▶ [Directions for this task]: Exactly the lines from the start of the data below through the line that contains "0.3, 0.13, 0.12]" are to be copied, with pictures left out.

+-------+

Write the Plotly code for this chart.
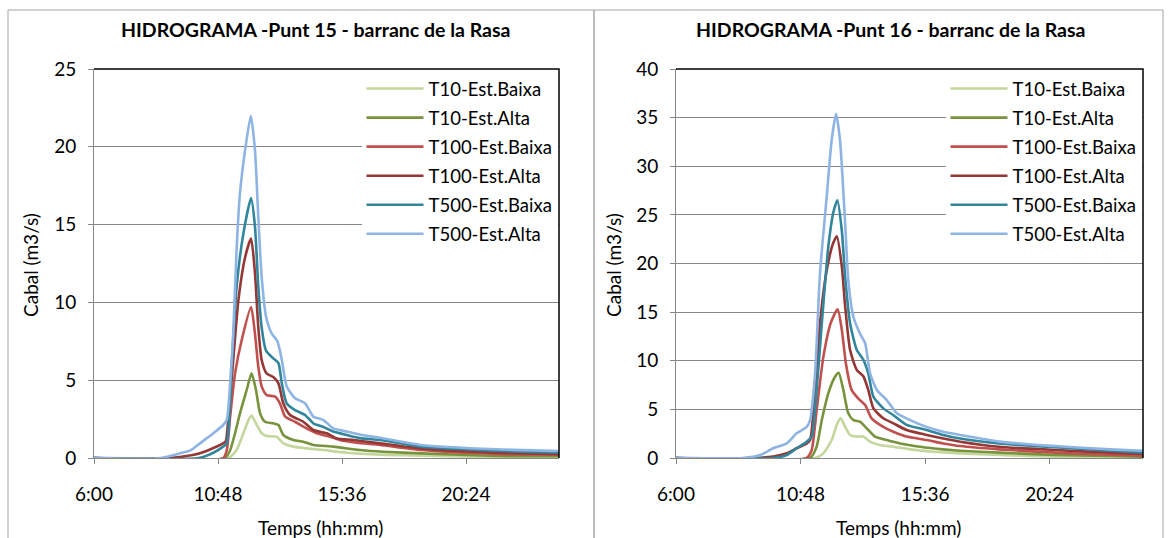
import pandas as pd
import plotly.graph_objects as go

# ---------------- DATA ----------------
SERIES_NAMES = ["T10-Est.Baixa", "T10-Est.Alta", "T100-Est.Baixa",
                "T100-Est.Alta", "T500-Est.Baixa", "T500-Est.Alta"]

# Punt 15 (time in decimal hours, discharge in m3/s)
P15_T10_BAIXA_T = [6.0, 11.2, 11.52, 11.78, 11.98, 12.1, 12.27, 12.49, 12.68, 13.07, 13.33, 13.72, 14.23, 14.88, 15.78, 17.07, 18.3, 21.6, 24.0]
P15_T10_BAIXA_V = [0, 0, 0.51, 1.59, 2.44, 2.73, 2.23, 1.59, 1.41, 1.37, 0.94, 0.73, 0.62, 0.51, 0.34, 0.22, 0.17, 0.05, 0.03]

P15_T10_ALTA_T = [6.0, 11.07, 11.27, 11.46, 11.65, 11.91, 12.1, 12.27, 12.43, 12.62, 12.94, 13.14, 13.33, 13.72, 14.1, 14.49, 15.26, 16.3, 17.2, 18.66, 21.6, 24.0]
P15_T10_ALTA_V = [0, 0, 0.5, 1.59, 2.87, 4.37, 5.45, 4.37, 2.87, 2.33, 2.23, 2.12, 1.48, 1.16, 1.05, 0.84, 0.73, 0.51, 0.4, 0.3, 0.13, 0.12]

P15_T100_BAIXA_T = [6.0, 11.0, 11.14, 11.27, 11.46, 11.72, 12.08, 12.23, 12.36, 12.49, 12.68, 13.01, 13.2, 13.4, 13.78, 14.23, 14.62, 15.14, 15.52, 16.17, 17.07, 18.66, 21.6, 24.0]
P15_T100_BAIXA_V = [0, 0, 0.5, 2.66, 5.44, 7.6, 9.7, 8.0, 5.87, 4.6, 4.05, 3.94, 3.5, 2.66, 2.33, 1.9, 1.59, 1.37, 1.16, 0.98, 0.84, 0.51, 0.26, 0.22]

P15_T100_ALTA_T = [6.0, 8.9, 9.33, 10.1, 10.62, 11.0, 11.1, 11.22, 11.39, 11.59, 11.85, 12.08, 12.23, 12.36, 12.49, 12.68, 12.94, 13.14, 13.33, 13.59, 14.1, 14.49, 15.01, 15.4, 16.04, 17.07, 18.66, 21.6, 24.0]
P15_T100_ALTA_V = [0, 0, 0.06, 0.3, 0.64, 0.94, 1.07, 3.0, 6.3, 10.15, 12.9, 14.1, 11.9, 8.4, 6.3, 5.44, 5.2, 4.8, 3.5, 2.76, 2.33, 1.8, 1.59, 1.26, 1.16, 0.94, 0.62, 0.34, 0.25]

P15_T500_BAIXA_T = [6.0, 10.07, 10.62, 11.0, 11.14, 11.33, 11.52, 11.78, 12.08, 12.23, 12.36, 12.49, 12.66, 12.94, 13.14, 13.27, 13.46, 13.78, 14.17, 14.49, 14.88, 15.26, 15.78, 16.36, 17.07, 18.66, 21.6, 24.0]
P15_T500_BAIXA_V = [0, 0, 0.34, 0.73, 0.94, 5.9, 11.0, 14.4, 16.7, 14.9, 11.0, 8.4, 6.9, 6.4, 6.1, 4.8, 3.5, 3.08, 2.76, 2.23, 2.0, 1.7, 1.48, 1.26, 1.16, 0.73, 0.47, 0.35]

P15_T500_ALTA_T = [6.0, 8.58, 9.33, 9.76, 10.1, 10.62, 11.0, 11.14, 11.27, 11.39, 11.52, 11.65, 11.85, 12.07, 12.23, 12.36, 12.49, 12.66, 12.88, 13.1, 13.27, 13.46, 13.78, 14.17, 14.49, 14.88, 15.26, 15.78, 16.36, 17.07, 18.66, 21.6, 24.0]
P15_T500_ALTA_V = [0, 0, 0.3, 0.51, 0.94, 1.59, 2.12, 2.44, 4.8, 8.0, 13.4, 17.0, 19.8, 22.0, 19.8, 15.5, 11.65, 9.08, 8.0, 7.5, 6.3, 4.6, 3.84, 3.52, 2.66, 2.44, 1.9, 1.7, 1.48, 1.3, 0.84, 0.56, 0.45]

# Punt 16
P16_T10_BAIXA_T = [6.0, 11.36, 11.68, 12.0, 12.22, 12.35, 12.52, 12.71, 12.97, 13.22, 13.48, 13.86, 14.38, 15.02, 15.92, 16.95, 18.45, 20.6, 22.73, 24.0]
P16_T10_BAIXA_V = [0, 0, 0.48, 1.85, 3.56, 4.08, 3.2, 2.37, 2.2, 2.2, 1.68, 1.34, 1.16, 0.89, 0.65, 0.48, 0.31, 0.14, 0.07, 0.05]

P16_T10_ALTA_T = [6.0, 11.17, 11.42, 11.62, 11.87, 12.13, 12.27, 12.45, 12.64, 12.84, 13.09, 13.35, 13.67, 14.12, 14.64, 15.41, 16.3, 16.95, 18.45, 20.6, 22.73, 24.0]
P16_T10_ALTA_V = [0, 0, 1.16, 3.9, 6.65, 8.36, 8.77, 7.0, 4.6, 3.9, 3.73, 3.05, 2.2, 1.85, 1.5, 1.16, 0.89, 0.75, 0.55, 0.31, 0.2, 0.14]

P16_T100_BAIXA_T = [6.0, 11.04, 11.23, 11.42, 11.68, 11.96, 12.23, 12.39, 12.55, 12.77, 13.03, 13.29, 13.54, 13.99, 14.38, 14.89, 15.66, 16.3, 16.95, 18.45, 20.6, 22.73, 24.0]
P16_T100_BAIXA_V = [0, 0, 0.82, 4.9, 10.4, 13.85, 15.3, 13.2, 9.7, 7.0, 6.1, 5.45, 4.08, 3.2, 2.7, 2.2, 1.85, 1.5, 1.23, 0.89, 0.55, 0.34, 0.24]

P16_T100_ALTA_T = [6.0, 9.0, 9.75, 10.27, 10.65, 11.04, 11.17, 11.36, 11.55, 11.81, 12.06, 12.2, 12.39, 12.52, 12.71, 12.97, 13.22, 13.41, 13.61, 13.99, 14.38, 14.89, 15.66, 16.3, 16.95, 18.45, 20.6, 22.73, 24.0]
P16_T100_ALTA_V = [0, 0, 0.14, 0.48, 1.0, 1.5, 1.85, 7.0, 13.85, 19.3, 22.1, 22.8, 19.7, 15.6, 11.1, 9.05, 8.4, 7.0, 5.1, 4.08, 3.56, 2.88, 2.37, 2.0, 1.68, 1.16, 0.82, 0.55, 0.41]

P16_T500_BAIXA_T = [6.0, 9.75, 10.27, 10.65, 11.04, 11.23, 11.42, 11.62, 11.87, 12.06, 12.22, 12.39, 12.52, 12.71, 12.97, 13.22, 13.41, 13.61, 13.99, 14.38, 14.89, 15.66, 16.3, 16.95, 18.45, 20.6, 22.73, 24.0]
P16_T500_BAIXA_V = [0, 0, 0.31, 1.0, 1.68, 2.2, 7.0, 13.85, 21.7, 25.2, 26.5, 23.4, 18.6, 13.85, 11.1, 10.1, 8.7, 6.3, 5.1, 4.4, 3.4, 2.88, 2.37, 2.0, 1.5, 1.1, 0.75, 0.55]

P16_T500_ALTA_T = [6.0, 8.59, 9.24, 9.75, 10.27, 10.65, 11.04, 11.17, 11.36, 11.55, 11.81, 12.0, 12.17, 12.32, 12.52, 12.64, 12.84, 13.09, 13.29, 13.48, 13.74, 14.12, 14.51, 15.02, 15.66, 16.3, 16.95, 18.45, 20.6, 22.73, 24.0]
P16_T500_ALTA_V = [0, 0, 0.3, 1.0, 1.5, 2.54, 3.2, 3.9, 8.7, 19.0, 26.9, 32.7, 35.4, 32.7, 24.1, 18.3, 14.5, 12.8, 11.8, 8.7, 7.0, 5.96, 4.6, 3.9, 3.2, 2.7, 2.37, 1.68, 1.23, 0.89, 0.75]

X_TICK_LABELS = ["6:00", "10:48", "15:36", "20:24"]
X_TICK_HOURS = [6.0, 10.8, 15.6, 20.4]
X_RANGE_HOURS = [6.0, 24.0]
Y_TICKS_P15 = [0, 5, 10, 15, 20, 25]
Y_TICKS_P16 = [0, 5, 10, 15, 20, 25, 30, 35, 40]

TITLES = ["HIDROGRAMA -Punt 15 - barranc de la Rasa",
          "HIDROGRAMA -Punt 16 - barranc de la Rasa"]
Y_TITLE = "Cabal (m3/s)"
X_TITLE = "Temps (hh:mm)"

# ---------------- STYLE ----------------
COLORS = ["#C3D69B", "#77933C", "#C0504D", "#953735", "#31859C", "#8EB4E3"]
FONT = "Lato"
FS = 19
LEG_FS = 18.5
W, H = 1173, 538
BASE = pd.Timestamp("2024-01-01")


def to_dt(hours):
    return [(BASE + pd.Timedelta(hours=h)).strftime("%Y-%m-%d %H:%M:%S") for h in hours]


P15 = [(P15_T10_BAIXA_T, P15_T10_BAIXA_V), (P15_T10_ALTA_T, P15_T10_ALTA_V),
       (P15_T100_BAIXA_T, P15_T100_BAIXA_V), (P15_T100_ALTA_T, P15_T100_ALTA_V),
       (P15_T500_BAIXA_T, P15_T500_BAIXA_V), (P15_T500_ALTA_T, P15_T500_ALTA_V)]
P16 = [(P16_T10_BAIXA_T, P16_T10_BAIXA_V), (P16_T10_ALTA_T, P16_T10_ALTA_V),
       (P16_T100_BAIXA_T, P16_T100_BAIXA_V), (P16_T100_ALTA_T, P16_T100_ALTA_V),
       (P16_T500_BAIXA_T, P16_T500_BAIXA_V), (P16_T500_ALTA_T, P16_T500_ALTA_V)]

fig = go.Figure()

for panel, (data, xa, ya, leg) in enumerate([(P15, "x", "y", "legend"), (P16, "x2", "y2", "legend2")]):
    for i, (t, v) in enumerate(data):
        fig.add_trace(go.Scatter(
            x=to_dt(t), y=v, mode="lines", name=SERIES_NAMES[i],
            line=dict(color=COLORS[i], width=2.6, shape="spline", smoothing=0.6),
            xaxis=xa, yaxis=ya, legend=leg, legendgroup=f"g{panel}{i}",
            hoverinfo="skip"))


def px_x(p):
    return p / W


def px_y(p):
    return 1 - p / H


grid = "#868686"
common_x = dict(
    type="date", range=to_dt(X_RANGE_HOURS), tickvals=to_dt(X_TICK_HOURS), ticktext=X_TICK_LABELS,
    showgrid=False, showline=True, linecolor=grid, linewidth=1, ticks="outside", ticklen=5,
    tickcolor=grid, tickfont=dict(family=FONT, size=FS, color="black"), zeroline=False,
    ticklabelstandoff=14, automargin=False, fixedrange=True)
common_y = dict(
    showgrid=True, gridcolor=grid, gridwidth=1.4, showline=True, linecolor=grid, linewidth=1,
    ticks="outside", ticklen=5, tickcolor=grid, tickfont=dict(family=FONT, size=FS, color="black"),
    ticklabelstandoff=8, zeroline=False, automargin=False, fixedrange=True)

legend_common = dict(yanchor="top", bgcolor="white",
                     font=dict(family=FONT, size=LEG_FS, color="black"), tracegroupgap=2,
                     traceorder="grouped", itemwidth=57)

fig.update_layout(
    template="none",
    width=W, height=H, autosize=False,
    margin=dict(l=0, r=0, t=0, b=0, pad=0, autoexpand=False),
    paper_bgcolor="white", plot_bgcolor="white",
    xaxis=dict(common_x, domain=[px_x(94), px_x(559)], anchor="y"),
    yaxis=dict(common_y, domain=[px_y(458), px_y(69)], range=[0, 25], tickvals=Y_TICKS_P15, anchor="x"),
    xaxis2=dict(common_x, domain=[px_x(676), px_x(1143)], anchor="y2"),
    yaxis2=dict(common_y, domain=[px_y(458), px_y(69)], range=[0, 40], tickvals=Y_TICKS_P16, anchor="x2"),
    legend=dict(legend_common, x=px_x(557.5), xanchor="right", y=px_y(70)),
    legend2=dict(legend_common, x=px_x(1141.5), xanchor="right", y=px_y(70)),
    showlegend=True,
)

shapes = []
# outer chart borders
for x0, x1 in [(8, 594), (594, 1163)]:
    shapes.append(dict(type="rect", xref="paper", yref="paper", x0=px_x(x0), x1=px_x(x1),
                       y0=-0.05, y1=px_y(10), line=dict(color="#A6A6A6", width=1), layer="below"))
# plot area frame: top and right edges in black
for xr, yr in [("x", "y"), ("x2", "y2")]:
    shapes.append(dict(type="path", xref=f"{xr} domain", yref=f"{yr} domain",
                       path="M 0 1 L 1 1 L 1 0", line=dict(color="black", width=1.5), layer="above"))
fig.update_layout(shapes=shapes)

ann = []
for cx, title in [(315, TITLES[0]), (890, TITLES[1])]:
    ann.append(dict(text=f"<b>{title}</b>", x=px_x(cx), y=px_y(30), xref="paper", yref="paper",
                    xanchor="center", yanchor="middle",
                    showarrow=False, font=dict(family=FONT, size=19.5, color="black")))
for cx in [30, 613]:
    ann.append(dict(text=Y_TITLE, x=px_x(cx), y=px_y(265), xref="paper", yref="paper", textangle=-90,
                    xanchor="center", yanchor="middle",
                    showarrow=False, font=dict(family=FONT, size=FS, color="black")))
for cx in [320, 898]:
    ann.append(dict(text=X_TITLE, x=px_x(cx), y=px_y(527), xref="paper", yref="paper",
                    xanchor="center", yanchor="middle",
                    showarrow=False, font=dict(family=FONT, size=FS, color="black")))
fig.update_layout(annotations=ann)

fig.write_html("out.html")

+-------+

▶ [Expected answer]:
Write the Plotly code for this chart.
import pandas as pd
import plotly.graph_objects as go

# ---------------- DATA ----------------
SERIES_NAMES = ["T10-Est.Baixa", "T10-Est.Alta", "T100-Est.Baixa",
                "T100-Est.Alta", "T500-Est.Baixa", "T500-Est.Alta"]

# Punt 15 (time in decimal hours, discharge in m3/s)
P15_T10_BAIXA_T = [6.0, 11.2, 11.52, 11.78, 11.98, 12.1, 12.27, 12.49, 12.68, 13.07, 13.33, 13.72, 14.23, 14.88, 15.78, 17.07, 18.3, 21.6, 24.0]
P15_T10_BAIXA_V = [0, 0, 0.51, 1.59, 2.44, 2.73, 2.23, 1.59, 1.41, 1.37, 0.94, 0.73, 0.62, 0.51, 0.34, 0.22, 0.17, 0.05, 0.03]

P15_T10_ALTA_T = [6.0, 11.07, 11.27, 11.46, 11.65, 11.91, 12.1, 12.27, 12.43, 12.62, 12.94, 13.14, 13.33, 13.72, 14.1, 14.49, 15.26, 16.3, 17.2, 18.66, 21.6, 24.0]
P15_T10_ALTA_V = [0, 0, 0.5, 1.59, 2.87, 4.37, 5.45, 4.37, 2.87, 2.33, 2.23, 2.12, 1.48, 1.16, 1.05, 0.84, 0.73, 0.51, 0.4, 0.3, 0.13, 0.12]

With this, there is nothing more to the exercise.